There are two forward-looking countries on Earth when it comes to Bitcoin: El Salvador and the Central African Republic.
There are other countries on the other hand, that are not led by gifted and insightful people. Uganda may be one such example, the central bank of which has just made this very ill-advised, ill-timed announcement, demonstrating a complete lack of understanding of all the matters to do with money and the great changes that are coming to how it is accounted for.
Future-oriented governments will be desperate to fully embrace Bitcoin and its dynamics, knowing that the probability that it will become the world’s reserve currency is one.
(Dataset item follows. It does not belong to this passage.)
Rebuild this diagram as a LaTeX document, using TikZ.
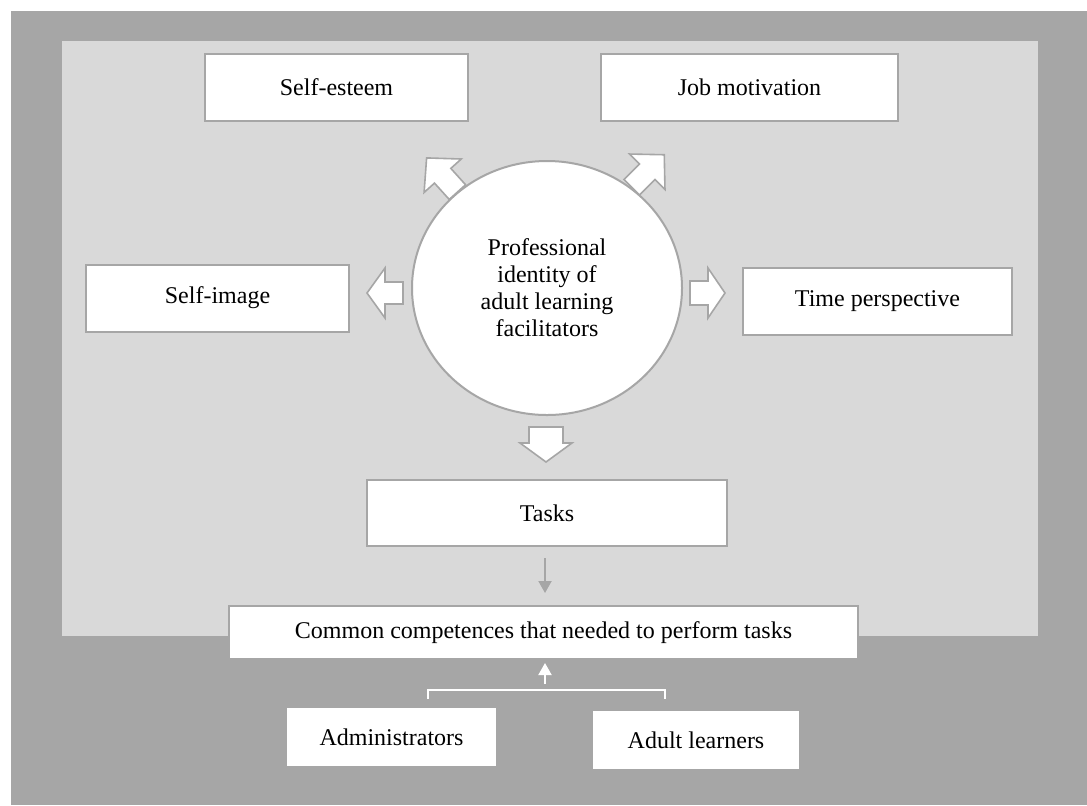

Doing business on the continent of Africa is very difficult. It is difficult to get payments in and very difficult to get payments out. For example, there is a black market exchange rate, and the government sanctioned exchange rate in Nigeria, meaning that there are two economies running in parallel, on top of the difficulty of moving money out.
Moving money is fraught with difficulties and multiple ways of making a loss on a transfer. These piled up losses can make it impossible to earn a profit, and if you do, impossible to spend or recycle it where you need to spend or recycle it.
What is holding back the Nigerian people is the totally corrupt, protectionist and anti-Nigeria CBN, which is preventing the flow of money and flourishing of innovation there.
Nigerians (presently one-third of them) are openly rejecting the system there and voluntarily opting into a nongovernmental system of money and finance because it is better and more suited to the Nigerian character of innovation.